Kritik an der Kohleausstiegs-Kommission, die ganz ohne das K-Wort im Titel auskommt, gibt es genug: Verschiebung politischer Entscheidungen durch die Groko in Arbeitskreise, statt ein Kohleausstiegsgesetz und ein Klimaschutzgesetz mit klaren Ansagen für alle Wirtschaftssektoren in Sack und Tüten zu bringen. Zu viele und anspruchsvolle Arbeitsaufträge für zu wenig Zeit bei zu vielen Akteuren und Interessen, so dass am Ende nur eine Copy-and-Paste-Version vom längst beschlossenen Klimaschutzplan 2050 der Bundesregierung (auch nur eine unverbindliche Politikempfehlung) raus kommt. Zu wenige Vertreter der Umweltschutz- und Klimaorganisationen und Erneuerbare-Energien-Branche gegenüber einer Übermacht „fossiler Interessen“ und ihrer Wortführer, kohleschwarzes Ende vorprogrammiert. Auch dass die Opposition im Bundestag nicht eingebunden ist – ein undemokratisches Unding.

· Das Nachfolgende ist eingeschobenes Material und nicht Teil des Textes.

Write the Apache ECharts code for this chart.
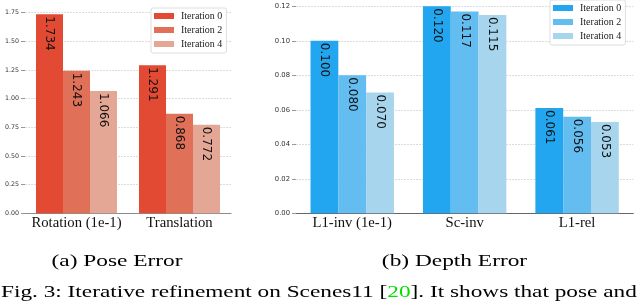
<!DOCTYPE html>
<html>
<head>
<meta charset="utf-8">
<script src="https://cdn.jsdelivr.net/npm/echarts@6/dist/echarts.min.js"></script>
<style>
html,body{margin:0;padding:0;background:#fff;}
#c{width:640px;height:302px;}
</style>
</head>
<body>
<div id="c"></div>
<script>
// ---- data ----
var seriesNames = ['Iteration 0', 'Iteration 2', 'Iteration 4'];
var poseCategories = ['Rotation (1e-1)', 'Translation'];
var poseIter0 = [1.734, 1.291];
var poseIter2 = [1.243, 0.868];
var poseIter4 = [1.066, 0.772];
var depthCategories = ['L1-inv (1e-1)', 'Sc-inv', 'L1-rel'];
var depthIter0 = [0.100, 0.120, 0.061];
var depthIter2 = [0.080, 0.117, 0.056];
var depthIter4 = [0.070, 0.115, 0.053];
var poseAxis = { min: 0, max: 1.75, interval: 0.25 };
var depthAxis = { min: 0, max: 0.12, interval: 0.02 };
var captionA = '(a) Pose Error';
var captionB = '(b) Depth Error';
var captionLine = ['Fig. 3: Iterative refinement on Scenes11 [', '20', ']. It shows that pose and'];

// ---- styles ----
var redColors = ['#e34a33', '#e07058', '#e5a795'];
var blueColors = ['#21a6ef', '#63bdf0', '#a7d5ee'];

var chart = echarts.init(document.getElementById('c'), null, { renderer: 'canvas' });

function barLabel() {
  return {
    show: true,
    position: 'insideTop',
    rotate: -90,
    align: 'left',
    verticalAlign: 'middle',
    distance: 2,
    fontFamily: 'DejaVu Sans',
    fontSize: 12,
    color: '#111',
    formatter: function (p) { return p.value.toFixed(3); }
  };
}

function makeSeries(names, datas, colors, idx, bw) {
  return datas.map(function (d, i) {
    return {
      type: 'bar',
      name: names[i],
      xAxisIndex: idx,
      yAxisIndex: idx,
      data: d,
      barWidth: bw,
      barGap: '0%',
      itemStyle: { color: colors[i] },
      label: barLabel(),
      emphasis: { disabled: true }
    };
  });
}

function yAxis(idx, ax, fs) {
  return {
    type: 'value',
    gridIndex: idx,
    min: ax.min, max: ax.max, interval: ax.interval,
    axisLine: { show: false },
    axisTick: { show: true, length: 4, lineStyle: { color: '#999', width: 1 } },
    axisLabel: {
      margin: 6, fontFamily: 'DejaVu Sans', fontSize: fs, color: '#333',
      formatter: function (v) { return v.toFixed(2); }
    },
    splitLine: { show: true, lineStyle: { color: '#dcdcdc', type: [2, 1], width: 1 } }
  };
}

function xAxis(idx, cats, lineColor) {
  return {
    type: 'category',
    gridIndex: idx,
    data: cats,
    axisLine: { show: true, lineStyle: { color: lineColor, width: 1 } },
    axisTick: { show: false },
    axisLabel: { interval: 0, hideOverlap: false, margin: 2, fontFamily: 'Liberation Serif', fontSize: 14.7, color: '#111' }
  };
}

function legend(left, top, colors) {
  return {
    orient: 'vertical',
    left: left, top: top,
    padding: [3, 4, 4, 3],
    itemWidth: 20, itemHeight: 6, itemGap: 4,
    icon: 'rect',
    backgroundColor: 'rgba(255,255,255,0.9)',
    borderColor: '#dddddd', borderWidth: 1, borderRadius: 2,
    textStyle: { fontFamily: 'Liberation Serif', fontSize: 10, color: '#222', padding: [0, 0, 0, 2] },
    selectedMode: false,
    data: seriesNames.map(function (n, i) { return { name: n, itemStyle: { color: colors[i] } }; })
  };
}

var option = {
  backgroundColor: '#ffffff',
  animation: false,
  grid: [
    { left: 25, right: 409, top: 12.5, bottom: 88.7 },
    { left: 296, right: 6.7, top: 6.3, bottom: 88.7 }
  ],
  xAxis: [xAxis(0, poseCategories, '#8c8c8c'), xAxis(1, depthCategories, '#666666')],
  yAxis: [yAxis(0, poseAxis, 6.3), yAxis(1, depthAxis, 6.8)],
  legend: [legend(151, 8, redColors), legend(550, 0, blueColors)],
  series: makeSeries(seriesNames, [poseIter0, poseIter2, poseIter4], redColors, 0, 27)
    .concat(makeSeries(seriesNames, [depthIter0, depthIter2, depthIter4], blueColors, 1, 27.8)),
  graphic: [
    { type: 'text', x: 117, y: 261.5, scaleX: 1.335, silent: true,
      style: { text: captionA, font: '17.5px "Liberation Serif"', fill: '#000', align: 'center', verticalAlign: 'middle' } },
    { type: 'text', x: 454.5, y: 261.5, scaleX: 1.335, silent: true,
      style: { text: captionB, font: '17.5px "Liberation Serif"', fill: '#000', align: 'center', verticalAlign: 'middle' } },
    { type: 'text', x: 1, y: 292.4, scaleX: 1.33, silent: true,
      style: {
        text: '{n|' + captionLine[0] + '}{g|' + captionLine[1] + '}{n|' + captionLine[2] + '}',
        align: 'left', verticalAlign: 'middle',
        rich: {
          n: { fontFamily: 'Liberation Serif', fontSize: 17.5, fill: '#000', color: '#000' },
          g: { fontFamily: 'Liberation Serif', fontSize: 17.5, fill: '#00e000', color: '#00e000' }
        }
      } }
  ]
};
chart.setOption(option);
</script>
</body>
</html>
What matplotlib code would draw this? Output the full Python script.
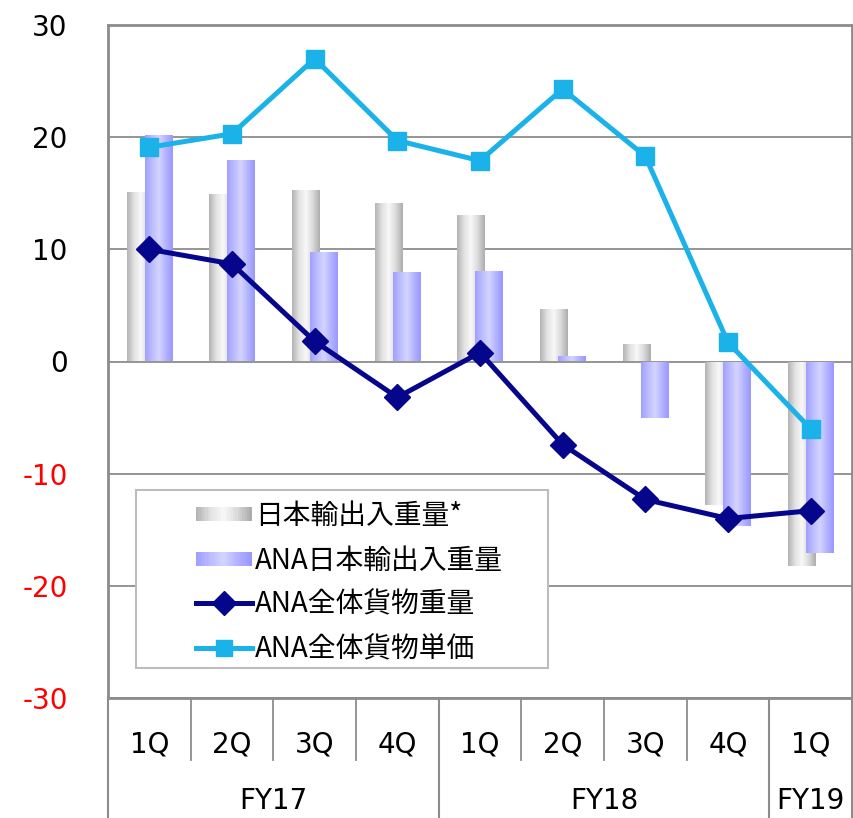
import numpy as np
import matplotlib
matplotlib.use('Agg')
import matplotlib.pyplot as plt
from matplotlib.patches import Rectangle
from matplotlib.lines import Line2D
from matplotlib.legend_handler import HandlerBase
import matplotlib.transforms as mtransforms
from matplotlib.colors import LinearSegmentedColormap

plt.rcParams['font.family'] = ['DejaVu Sans', 'Noto Sans CJK JP']
plt.rcParams['axes.unicode_minus'] = False

quarters = ['1Q', '2Q', '3Q', '4Q', '1Q', '2Q', '3Q', '4Q', '1Q']
years = ['FY17', 'FY18', 'FY19']
year_spans = [(0, 3), (4, 7), (8, 8)]

japan_weight = [15.1, 14.9, 15.3, 14.1, 13.1, 4.7, 1.6, -12.8, -18.2]
ana_japan_weight = [20.2, 18.0, 9.8, 8.0, 8.1, 0.5, -5.0, -14.7, -17.1]
ana_total_weight = [10.0, 8.7, 1.8, -3.2, 0.8, -7.4, -12.3, -14.0, -13.3]
ana_unit_price = [19.1, 20.3, 27.0, 19.7, 17.9, 24.3, 18.3, 1.7, -6.0]

labels = ['日本輸出入重量*', 'ANA日本輸出入重量', 'ANA全体貨物重量', 'ANA全体貨物単価']

gray_cmap = LinearSegmentedColormap.from_list('g', ['#b4b4b4', '#e2e2e2', '#f8f8f8', '#dadada', '#adadad'])
blue_cmap = LinearSegmentedColormap.from_list('b', ['#a0a0ff', '#bcbcff', '#d4d4ff', '#b4b4ff', '#9898ff'])

fig = plt.figure(figsize=(8.54, 8.18), dpi=100)
ax = fig.add_axes([108 / 854, 1 - 698 / 818, 744 / 854, 673 / 818])

x = np.arange(len(quarters))
w = 0.33
off = 0.11

grad = np.linspace(0, 1, 64).reshape(1, -1)


def gradient_bars(bars, cmap, z):
    for b in bars:
        b.set_facecolor('none')
        b.set_edgecolor('none')
        x0, y0 = b.get_x(), b.get_y()
        x1, y1 = x0 + b.get_width(), y0 + b.get_height()
        im = ax.imshow(grad, cmap=cmap, aspect='auto', extent=(x0, x1, min(y0, y1), max(y0, y1)),
                       zorder=z, interpolation='bilinear')
        im.set_clip_path(b)


gb = ax.bar(x - off, japan_weight, w, zorder=2)
gradient_bars(gb, gray_cmap, 2)
bb = ax.bar(x + off, ana_japan_weight, w, zorder=3)
gradient_bars(bb, blue_cmap, 3)

ax.plot(x, ana_total_weight, color='#06068c', lw=3.6, marker='D', ms=13, zorder=5)
ax.plot(x, ana_unit_price, color='#1ab2e8', lw=3.6, marker='s', ms=13, zorder=6)

ax.set_xlim(-0.5, 8.5)
ax.set_ylim(-30, 30)
ax.set_yticks(np.arange(-30, 31, 10))
ax.set_xticks([])
ax.grid(axis='y', color='#8c8c8c', lw=1.3, zorder=1)
ax.set_axisbelow(True)
ax.tick_params(axis='y', length=0, pad=29, labelsize=20)
for t, v in zip(ax.get_yticklabels(), np.arange(-30, 31, 10)):
    t.set_color('red' if v < 0 else 'black')
for s in ax.spines.values():
    s.set_color('#8c8c8c')
    s.set_linewidth(2)

# category table below the axis
trans = mtransforms.blended_transform_factory(ax.transData, ax.transAxes)
q_bottom = -62 / 673
y_bottom = -125 / 673
for i in range(len(quarters) - 1):
    ax.add_line(Line2D([i + 0.5, i + 0.5], [0, q_bottom], transform=trans, color='#8c8c8c',
                       lw=1.3, clip_on=False))
for i, q in enumerate(quarters):
    ax.text(i, -47 / 673, q, transform=trans, ha='center', va='center', fontsize=20)
for bnd in [-0.5, 3.5, 7.5, 8.5]:
    ax.add_line(Line2D([bnd, bnd], [0, y_bottom], transform=trans, color='#8c8c8c',
                       lw=1.5, clip_on=False))
for (a, b), yl in zip(year_spans, years):
    ax.text((a + b) / 2, -103 / 673, yl, transform=trans, ha='center', va='center', fontsize=20)


class GradientHandler(HandlerBase):
    def __init__(self, cmap):
        super().__init__()
        self.cmap = cmap

    def create_artists(self, legend, orig_handle, xdescent, ydescent, width, height, fontsize, trans):
        n = 24
        arts = []
        for k in range(n):
            r = Rectangle((xdescent + width * k / n, -ydescent + height * 0.15), width / n + 0.3, height * 0.7,
                          facecolor=self.cmap(k / (n - 1)), edgecolor='none', transform=trans)
            arts.append(r)
        return arts


# legend frame drawn as its own box, legend entries inside it
ax.add_patch(Rectangle((28 / 744, 30 / 673), 412 / 744, 178 / 673, transform=ax.transAxes,
                       facecolor='white', edgecolor='#bdbdbd', lw=1.5, zorder=9))

h_gray = Rectangle((0, 0), 1, 1)
h_blue = Rectangle((0, 1), 1, 1)
h_dark = Line2D([], [], color='#06068c', lw=3.6, marker='D', ms=12)
h_light = Line2D([], [], color='#1ab2e8', lw=3.6, marker='s', ms=12)
leg = ax.legend([h_gray, h_blue, h_dark, h_light], labels, loc='upper left',
                bbox_to_anchor=(88 / 744, 197 / 673), handlelength=2.0,
                handletextpad=0.12, labelspacing=0.52, borderpad=0, borderaxespad=0,
                frameon=False,
                handler_map={h_gray: GradientHandler(gray_cmap), h_blue: GradientHandler(blue_cmap)},
                prop={'family': ['Noto Sans CJK JP', 'DejaVu Sans'], 'size': 20})
leg.set_zorder(10)

fig.savefig('out.png', dpi=100)
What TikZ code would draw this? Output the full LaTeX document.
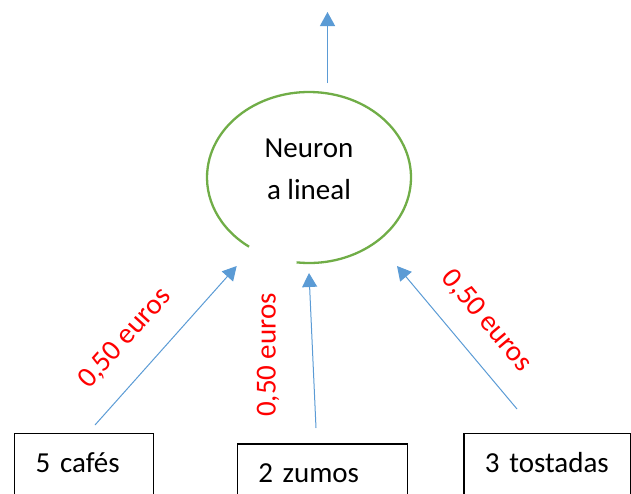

Bisher überhaupt nicht im Fokus der Aufmerksamkeit ist die mangelhafte Vertretung von Ostdeutschen. Ein Blick auf die vergangene Woche durchgesickerte Personalliste zeigt die Misere schräger Repräsentation. Die Leitung der Kommission ist noch fair. Mit Matthias Platzeck und Stanislaw Tillich sind zwei Alt-Ostdeutsche für die Führung des Mammut-Arbeitskreises berufen. Beide kohlefreundlich, aber immerhin. Weiter unten im Personaltableau sieht es für den Osten mau aus. Bei 24 bekannten Gremienmitgliedern aus den gesellschaftlichen Teilbereichen Wissenschaft (4), Industrie (4), Gewerkschaften (3) und Umweltverbänden (2) gibt es keine Frau und keinen Mann mit DDR-Herkunft. Die Energiewirtschaft schickt mit der Unionspolitikerin Katherina Reiche (Brandenburgerin) und der Grünen Gunda Röstl (Sachsen) immerhin zwei Ostdeutsche ins Kohleausstiegsrennen. Bei Vertretern aus den Regionen liegt es an der Natur der Sache, dass mit Christine Hentier (Bürgermeisterin Spremberg) und Hannelore Wolke (Wählergruppe „Grüne Zukunft Welzow“) auch zwei im realexistierenden Sozialismus Geborene am Strukturwandel mitstricken dürfen? Mitreden dürfen auch noch drei Bundestagsabgeordnete, ohne Stimmrecht (Namen zu Redaktionsschluss nicht bekannt). Die Opposition ist nicht dabei.
Gibt es denn keine ostdeutschen Wissenschaftler, die zu Strukturwandel forschen? Wo sind die Industrievertreter mit Wende-Erfahrung, Stichwort Aufbau Ost? Sind die Gewerkschaften denn im einstigen „Arbeiter- und Bauernstaat“ nicht vor Ort, sei es bei Verdi, IGBCE oder DGB? Sind von der Ostsee bis zum Elbsandsteingebirge keine Umweltschützer zu Greenpeace oder BUND gegangen, die einen Ost-Perspektive auf die gesellschaftlichen Verhältnisse beitragen können
Die Kohlekommission ist ein 1:1-Spiegel der Groko. Anfang des Jahres, während der Regierungsbildung, hatte der Osten schon Alarm geschlagen. Dass die Merkel-Regierung bei 16 Kabinettsmitgliedern nur mit einer Ost-Ministerin auskommt, daran konnte auch der Unmut von Ossis aller Parteien nichts ruckeln. Eine Reihe unter Minister sieht es nicht besser aus: von 35 Staatssekretären sind vier aus den neuen Bundesländern. Jetzt könnte man sagen, dass bei 66 Millionen Menschen im Westen (ohne Westberlin) und 12,5 Millionen im Osten (ohne Ost-Berlin) die Aufteilung gerecht sei.
Doch ein Ende der Kohle betrifft die Beschäftigten und ihre Familien in Lausitz, Sachsen und Nordrhein-Westfalen zahlenmäßig mehr oder weniger gleich. Und es geht nicht nur um einen kommagenauen Ost-West-Nord-Süd-Proporz. Bis heute brennt im Osten das ungute und oft zutreffende Gefühl, vom Westen übernommen worden zu sein. Produziert die Energiewende eine Neuauflage vom „Aufbau Ost“ und den „blühenden Landschaften“ werden vor allem die rechten Menschenfänger leichtes Spiel haben. Und wenn wir schon bei Quoten und repräsentativer Demokratie sind: Ein Mensch mit Eltern aus der Türkei, Italien oder Polen ist in Regierung und Kohlekommission nicht einer oder eine zu finden.